Gerard recalls that he hadn’t any preconceived ideas about just when to retire, “but I thought if you can’t do better than that, then you’d better stop’. The fact that, later on, they found that all the tyre pressures were wrong didn’t alter my decision. Once having said I was going to stop, I felt it best to stick by my word.”

But simply because Bob Gerard, then almost 50 years old, chose to stop racing, didn’t mean the end of his team. He maintained a push-rod Ford-engined Cooper for his mechanic John Taylor and continued to enter him in races up until 1965 when he left to drive for John Bridges. Then came John Rhodes in an F1 Cooper-Climax before the Formula Two days started as entrants of the works Cooper for Bob Anderson. This gave way to FVA-powered cars for Peter Gethin and Mike Beckwith in 1967—”but they handled disastrously”—and that project came to an end quite quickly.

Shopping round for a chassis after the end of the Cooper deal brought Gerard to the door of Colchester Racing Developments—”they were prepared to do a deal for us to run two works-supported Merlyn Mk. 12s”—and thus the 1968 season was settled. But, again, the Merlyn deal proved to be one of those proverbial “good ideas at the time”, but there were at least plenty of drivers taking it in turn to prove the point: Cardwell, Beckwith, Stiller, Hart, Powell, Walker, Julian Gerard (a second cousin), Rollinson, Gaydon, Walker, van Lennep and Hezemans all having a try until “Mr.

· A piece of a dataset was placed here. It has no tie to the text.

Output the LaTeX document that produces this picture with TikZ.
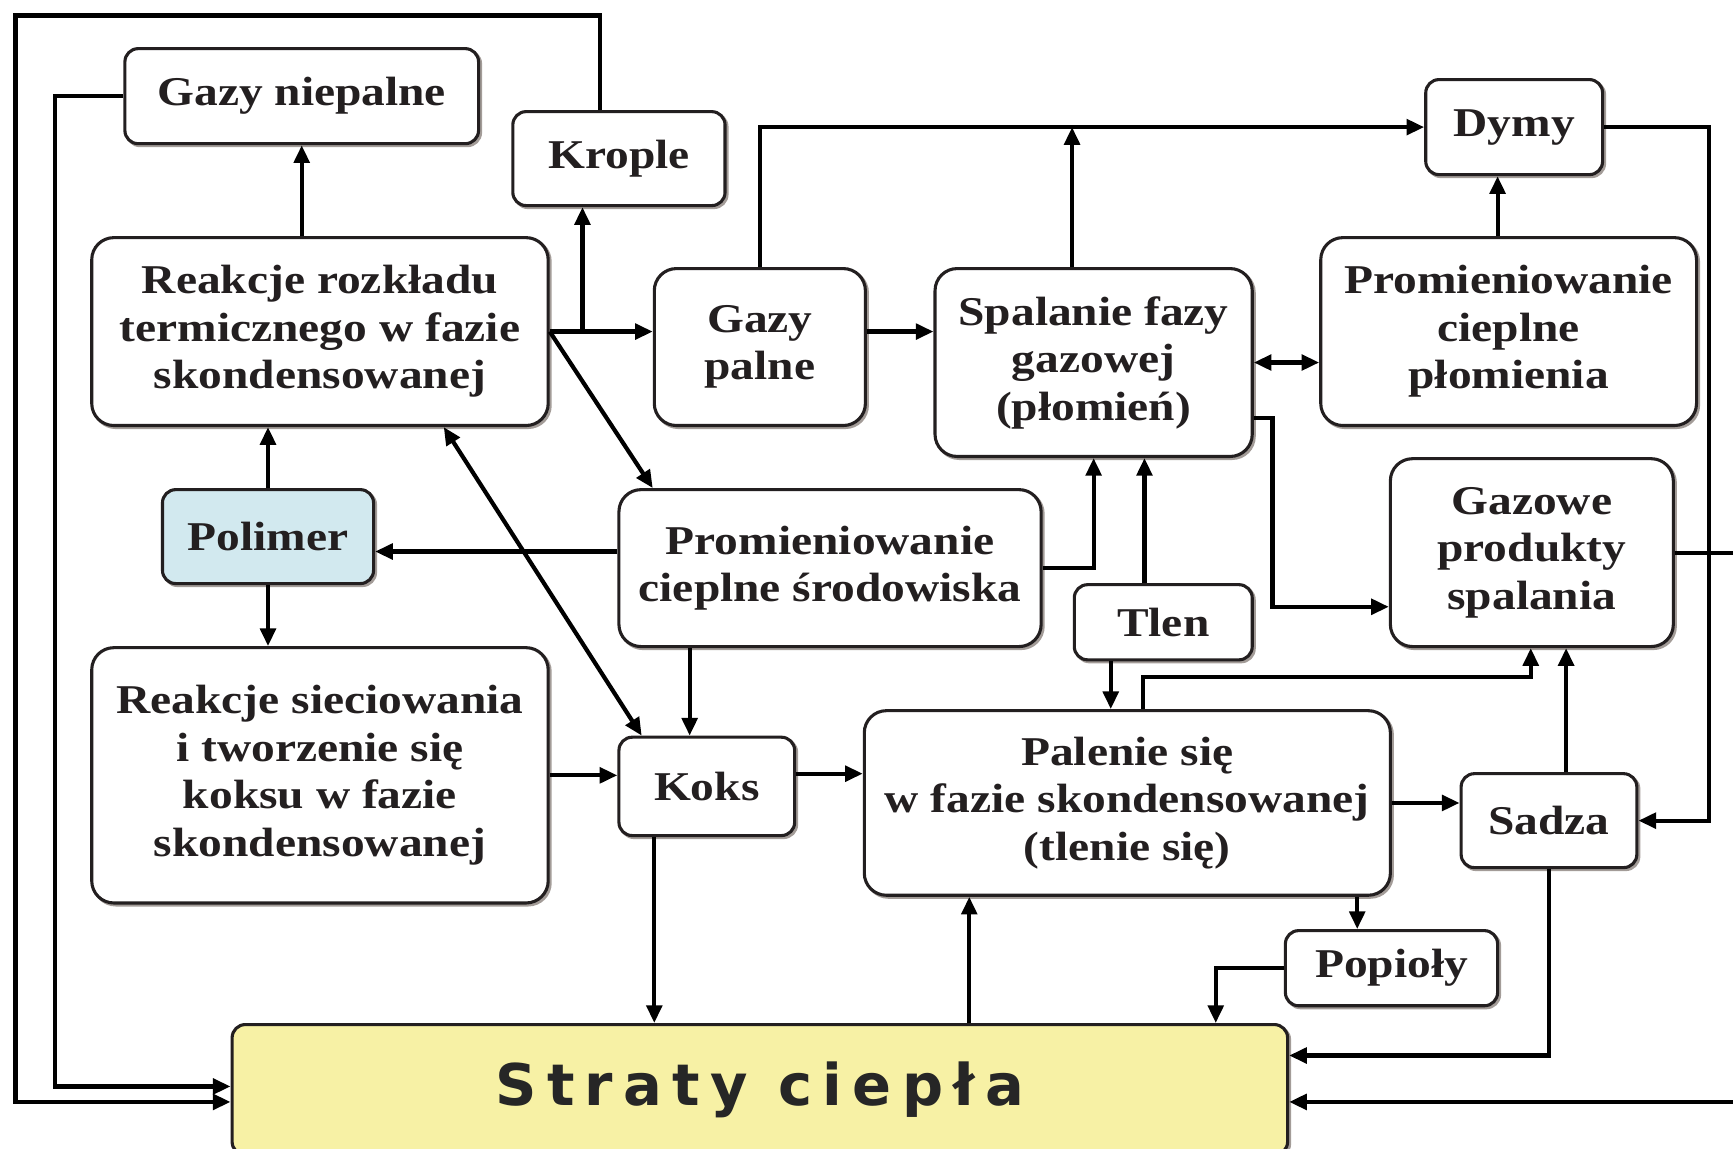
\documentclass[tikz,border=0pt]{standalone}
\usepackage{fontspec}
\setmainfont[FakeStretch=1.16]{Liberation Serif}
\newfontfamily\stfont[LetterSpace=18]{DejaVu Sans}
\usetikzlibrary{arrows.meta,calc}
\definecolor{boxc}{HTML}{231F20}
\definecolor{txtc}{HTML}{231F20}
\definecolor{shdc}{HTML}{A39C98}
\definecolor{polc}{HTML}{D2E9EF}
\definecolor{strc}{HTML}{F7F1A5}
\begin{document}
\begin{tikzpicture}[x=0.5pt,y=-0.5pt,
  shd/.style={preaction={draw=shdc, transform canvas={xshift=0.9pt,yshift=-0.9pt}}},
  box/.style={draw=boxc, line width=1.4pt, rounded corners=6pt, fill=white, align=center,
    inner sep=0pt, font=\fontsize{18.5}{21.5}\selectfont\bfseries, text=txtc, shd},
  big/.style={box, rounded corners=10pt},
  tip/.tip={Triangle[length=8pt,width=7pt]},
  arr/.style={draw=black, line width=1.9pt, -tip},
  darr/.style={arr, tip-tip},
]
\useasboundingbox (0,0) rectangle (1568,1039);

% nodes
\node[box, minimum width=160pt, minimum height=43pt] (gn) at (273,87) {Gazy niepalne};
\node[box, minimum width=96pt, minimum height=42.5pt] (kr) at (560,143.5) {Krople};
\node[big, minimum width=206.5pt, minimum height=85pt] (rr) at (289.5,300) {Reakcje rozkładu\\termicznego w fazie\\skondensowanej};
\node[big, minimum width=95.5pt, minimum height=71pt] (gp) at (687.5,314) {Gazy\\palne};
\node[big, minimum width=143.5pt, minimum height=85pt] (sf) at (989.5,328) {Spalanie fazy\\gazowej\\(płomień)};
\node[box, minimum width=80pt, minimum height=43pt] (dy) at (1370,115) {Dymy};
\node[big, minimum width=170pt, minimum height=85pt] (pp) at (1365,300) {Promieniowanie\\cieplne\\płomienia};
\node[box, fill=polc, minimum width=95.5pt, minimum height=42.5pt] (po) at (242.5,485.5) {Polimer};
\node[big, minimum width=191pt, minimum height=71pt] (ps) at (751,514) {Promieniowanie\\cieplne środowiska};
\node[box, minimum width=80.5pt, minimum height=34pt] (tl) at (1052.5,563) {Tlen};
\node[big, minimum width=128pt, minimum height=85pt] (gz) at (1386,500) {Gazowe\\produkty\\spalania};
\node[big, minimum width=206.5pt, minimum height=115.5pt] (rs) at (289.5,701.5) {Reakcje sieciowania\\i tworzenie się\\koksu w fazie\\skondensowanej};
\node[box, minimum width=79.5pt, minimum height=44.5pt] (ko) at (639.5,711.5) {Koks};
\node[big, minimum width=238pt, minimum height=83.5pt] (pa) at (1020,726.5) {Palenie się\\w fazie skondensowanej\\(tlenie się)};
\node[box, minimum width=79.5pt, minimum height=42.5pt] (sa) at (1401.5,742.5) {Sadza};
\node[box, minimum width=96pt, minimum height=34pt] (pl) at (1259,876) {Popioły};
\node[box, fill=strc, minimum width=477.5pt, minimum height=59pt, font=\stfont\bfseries\fontsize{26}{30}\selectfont, text=black!85] (st) at (687.5,986) {Straty ciepła};

% helper coordinates
\coordinate (kt) at ([xshift=-8.5pt]kr.north);
\coordinate (kb) at ([xshift=-16.5pt]kr.south);
\coordinate (stA) at ([yshift=-5.5pt]st.west);
\coordinate (stB) at ([yshift=1.5pt]st.west);
\coordinate (psw) at ([yshift=7.5pt]ps.west);
\coordinate (tA) at ([xshift=23pt]sf.south);
\coordinate (kA) at ([xshift=-7.75pt]ko.north);
\coordinate (kB) at ([yshift=5.75pt]ko.east);
\coordinate (kC) at ([xshift=-23.75pt]ko.south);
\coordinate (gA) at ([yshift=7pt]gp.east);
\coordinate (sA) at ([xshift=-9.75pt]sf.north);
\coordinate (sB) at ([yshift=-25pt]sf.east);
\coordinate (gB) at ([yshift=-24.5pt]gz.west);
\coordinate (stC) at ([yshift=-5.5pt]st.east);
\coordinate (stD) at ([yshift=15.5pt]st.east);
\coordinate (tB) at ([xshift=-23.75pt]tl.south);
\coordinate (sC) at ([xshift=7.75pt]sa.north);
\coordinate (pA) at ([xshift=-15.5pt]pl.north);
\coordinate (pB) at ([xshift=206.25pt]st.north);
\coordinate (pC) at ([xshift=94.75pt]st.north);
\coordinate (pD) at ([xshift=-5pt]pp.north);

% connectors
\draw[arr] (kt) |- (14,14) |- (stA);
\draw[arr] (gn.west) -| (50,983) -- (stB);
\draw[arr] (rr.north -| gn.south) -- (gn.south);
\draw[arr] (rr.east) -- (rr.east -| gp.west);
\draw[arr] (kb |- rr.east) -- (kb);
\draw[arr] (rr.east) -- ([xshift=16pt]ps.north west);
\draw[darr] ([xshift=56pt]rr.south) -- ([xshift=11pt]ko.north west);
\draw[arr] (po.north) -- (po.north |- rr.south);
\draw[arr] (po.south) -- (po.south |- rs.north);
\draw[arr] (psw) -- (psw -| po.east);
\draw[arr] (ps.east) -| (sf.south);
\draw[arr] (tA |- tl.north) -- (tA);
\draw[arr] (kA |- ps.south) -- (kA);
\draw[arr] (rs.east) -- (rs.east -| ko.west);
\draw[arr] (kB) -- (kB -| pa.west);
\draw[arr] (kC) -- (kC |- st.north);
\draw[arr] (gA) -- (gA -| sf.west);
\draw[arr] (gp.north) |- (dy.west);
\draw[arr] (sA) -- (sA |- dy.west);
\draw[darr] (sf.east) -- (sf.east -| pp.west);
\draw[arr] (sB) -- ++(17,0) |- (gB);
\draw[arr] (pD) -- (pD |- dy.south);
\draw[arr] (dy.east) -- ++(95,0) |- (sa.east);
\draw[arr] (gz.east) -- ++(100,0) |- (stC);
\draw[arr] (tB) -- (tB |- pa.north);
\draw[arr] ([xshift=7pt]pa.north) -- ++(0,-29) -| ([xshift=-0.5pt]gz.south);
\draw[arr] (sC) -- (sC |- gz.south);
\draw[arr] (pa.east) -- (pa.east -| sa.west);
\draw[arr] (pA |- pa.south) -- (pA);
\draw[arr] (pl.west) -| (pB);
\draw[arr] (pC) -- (pC |- pa.south);
\draw[arr] (sa.south) |- (stD);
\end{tikzpicture}
\end{document}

Bob”, as he was by now affectionately known by the team, was prevailed upon to buy a second-hand Brabham BT23C in the middle of the 1969 season. The upshot of that development was that Robin Widdows won the Monza Lottery and Brian Hart beat the BMW team at Hockenheim within a couple of weeks of each other.

Thus encouraged, Gerard Racing laid plans to run a pair of Brabham BT30s for Hart and Gaydon in 1970, but the intervention of Henri Pescarolo and his lack of mechanical sympathy plus another big engine disaster resulted in the team curtailing its activities before the end of the year. Hart subsequently drove one of the BT30s on odd occasions in 1971, but that seemed the end of Gerard Racing on the international scene . . for the time being.

“Mr. Bob’s” pretty secretary Maggie Morris, herself a keen racing enthusiast, had become engaged to the firm’s chief mechanic Bob Salisbury and the pair of them shared an FF Merlyn before getting married during 1970. With the old F2 Brabham still lying around, Gerard decided to give Salisbury his chance in a few Libre events in 1971 and subsequently purchased a new Brabham BT35 to use in Formula Atlantic last year. A promising first season, in which Salisbury finished fourth in the Yellow Pages Championship, prompted Gerard to purchase a brand new Surtees TS15 for this season, and it’s the team’s intention to run in some selected Formula Two races as well.

Motor racing in Gerard style is now very much a “family” affair with Robert working in the garage during the week and his wife still helping “Mr. Bob” in the administration of the large Renault dealership which Parrs now hold. But at the weekends, the caravan Is packed as well as the transporter and it’s off to a race meeting, with “Mr. Bob” rolling up his sleeves to work on the car with just as much enthusiasm as he shows in reminiscing over his racing days. Whether it be as postwar Grand Prix driver or contemporary entrant, Bob Gerard is still a familiar face to many and shows no indication of giving up his consuming involvement in the sport. – A.H.